[begin Exercise materials]
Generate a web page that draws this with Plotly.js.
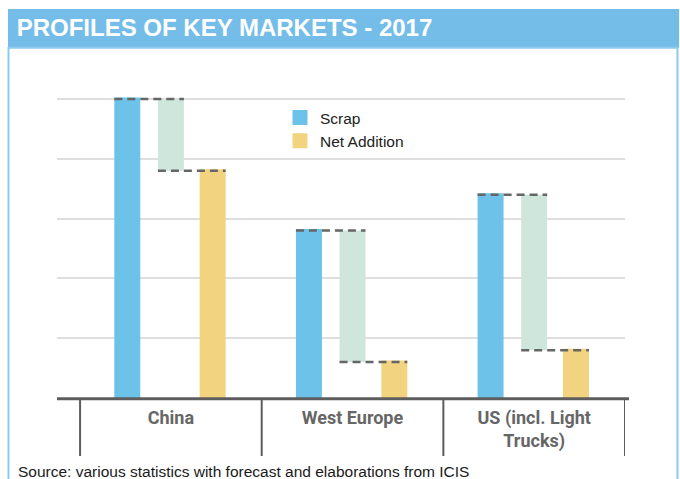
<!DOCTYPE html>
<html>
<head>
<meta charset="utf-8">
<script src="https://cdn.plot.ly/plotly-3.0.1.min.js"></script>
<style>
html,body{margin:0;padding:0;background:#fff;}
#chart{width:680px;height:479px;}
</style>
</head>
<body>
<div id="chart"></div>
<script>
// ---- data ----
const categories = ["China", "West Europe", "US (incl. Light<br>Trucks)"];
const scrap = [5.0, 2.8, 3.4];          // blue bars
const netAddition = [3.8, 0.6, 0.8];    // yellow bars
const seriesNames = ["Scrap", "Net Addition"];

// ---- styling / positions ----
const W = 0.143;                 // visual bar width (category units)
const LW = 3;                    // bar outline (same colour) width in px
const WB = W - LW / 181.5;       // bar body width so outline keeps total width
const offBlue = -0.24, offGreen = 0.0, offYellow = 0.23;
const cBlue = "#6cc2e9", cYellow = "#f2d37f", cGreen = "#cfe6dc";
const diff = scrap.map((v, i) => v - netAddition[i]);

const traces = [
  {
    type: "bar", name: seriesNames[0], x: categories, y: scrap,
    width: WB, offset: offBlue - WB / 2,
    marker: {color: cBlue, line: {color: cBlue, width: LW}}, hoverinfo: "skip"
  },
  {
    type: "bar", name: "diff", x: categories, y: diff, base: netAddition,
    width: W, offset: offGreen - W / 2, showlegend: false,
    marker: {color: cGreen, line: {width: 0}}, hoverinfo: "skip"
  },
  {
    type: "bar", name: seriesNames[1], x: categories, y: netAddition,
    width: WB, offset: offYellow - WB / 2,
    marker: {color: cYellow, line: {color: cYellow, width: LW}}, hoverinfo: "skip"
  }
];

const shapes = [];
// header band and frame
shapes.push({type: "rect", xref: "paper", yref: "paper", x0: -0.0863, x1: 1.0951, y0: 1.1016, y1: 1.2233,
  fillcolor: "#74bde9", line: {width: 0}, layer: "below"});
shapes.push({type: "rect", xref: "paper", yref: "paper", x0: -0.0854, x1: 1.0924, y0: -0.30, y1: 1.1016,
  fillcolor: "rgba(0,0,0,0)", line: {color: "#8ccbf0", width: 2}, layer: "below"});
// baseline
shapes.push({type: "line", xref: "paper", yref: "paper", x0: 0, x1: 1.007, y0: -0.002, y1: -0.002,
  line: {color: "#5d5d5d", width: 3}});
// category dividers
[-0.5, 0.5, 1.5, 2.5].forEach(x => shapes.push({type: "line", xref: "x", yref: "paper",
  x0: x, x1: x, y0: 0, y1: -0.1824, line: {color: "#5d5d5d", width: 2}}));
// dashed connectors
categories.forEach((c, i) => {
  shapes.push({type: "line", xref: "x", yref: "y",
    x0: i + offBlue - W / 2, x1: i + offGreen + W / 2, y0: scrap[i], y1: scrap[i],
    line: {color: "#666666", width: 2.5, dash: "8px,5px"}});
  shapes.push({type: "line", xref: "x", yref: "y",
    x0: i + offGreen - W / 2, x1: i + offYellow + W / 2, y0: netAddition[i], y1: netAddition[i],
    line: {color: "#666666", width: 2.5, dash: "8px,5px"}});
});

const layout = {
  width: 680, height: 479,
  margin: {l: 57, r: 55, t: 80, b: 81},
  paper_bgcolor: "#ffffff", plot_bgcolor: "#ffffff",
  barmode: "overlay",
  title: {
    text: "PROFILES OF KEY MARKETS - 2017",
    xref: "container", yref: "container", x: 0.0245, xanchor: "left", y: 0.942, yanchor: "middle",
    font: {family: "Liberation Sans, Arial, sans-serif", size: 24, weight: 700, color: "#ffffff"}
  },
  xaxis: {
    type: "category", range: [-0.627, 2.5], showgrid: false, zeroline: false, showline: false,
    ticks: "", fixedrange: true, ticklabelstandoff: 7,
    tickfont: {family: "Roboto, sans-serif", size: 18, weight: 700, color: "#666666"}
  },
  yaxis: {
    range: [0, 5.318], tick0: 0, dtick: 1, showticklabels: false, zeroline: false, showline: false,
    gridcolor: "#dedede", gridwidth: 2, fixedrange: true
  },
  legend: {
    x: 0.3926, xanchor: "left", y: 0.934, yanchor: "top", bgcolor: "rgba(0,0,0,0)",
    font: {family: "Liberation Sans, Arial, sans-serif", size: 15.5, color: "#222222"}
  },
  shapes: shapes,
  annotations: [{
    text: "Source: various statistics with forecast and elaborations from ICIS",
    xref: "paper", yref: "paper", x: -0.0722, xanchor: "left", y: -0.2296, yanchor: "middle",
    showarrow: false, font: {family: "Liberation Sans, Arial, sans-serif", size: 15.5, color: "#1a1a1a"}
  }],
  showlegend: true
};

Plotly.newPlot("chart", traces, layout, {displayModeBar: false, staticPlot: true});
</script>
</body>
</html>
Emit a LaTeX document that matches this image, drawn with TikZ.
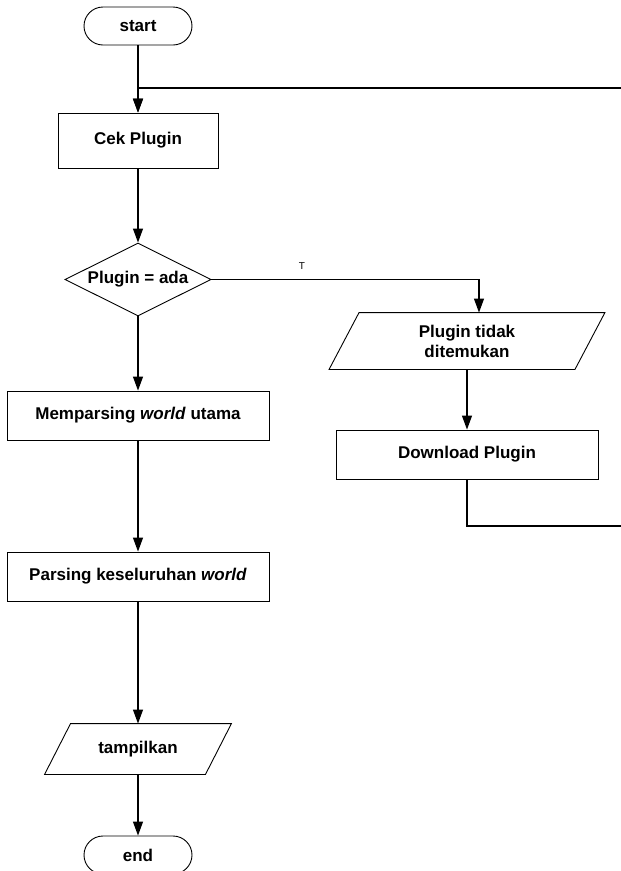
[end Exercise materials]
→ **Task description**
Restate only the lines running from the start of the material above through the line containing "const diff = scrap.map((v, i)", ends included. No pictures.

→ **Answer to the problem**
Generate a web page that draws this with Plotly.js.
<!DOCTYPE html>
<html>
<head>
<meta charset="utf-8">
<script src="https://cdn.plot.ly/plotly-3.0.1.min.js"></script>
<style>
html,body{margin:0;padding:0;background:#fff;}
#chart{width:680px;height:479px;}
</style>
</head>
<body>
<div id="chart"></div>
<script>
// ---- data ----
const categories = ["China", "West Europe", "US (incl. Light<br>Trucks)"];
const scrap = [5.0, 2.8, 3.4];          // blue bars
const netAddition = [3.8, 0.6, 0.8];    // yellow bars
const seriesNames = ["Scrap", "Net Addition"];

// ---- styling / positions ----
const W = 0.143;                 // visual bar width (category units)
const LW = 3;                    // bar outline (same colour) width in px
const WB = W - LW / 181.5;       // bar body width so outline keeps total width
const offBlue = -0.24, offGreen = 0.0, offYellow = 0.23;
const cBlue = "#6cc2e9", cYellow = "#f2d37f", cGreen = "#cfe6dc";
const diff = scrap.map((v, i) => v - netAddition[i]);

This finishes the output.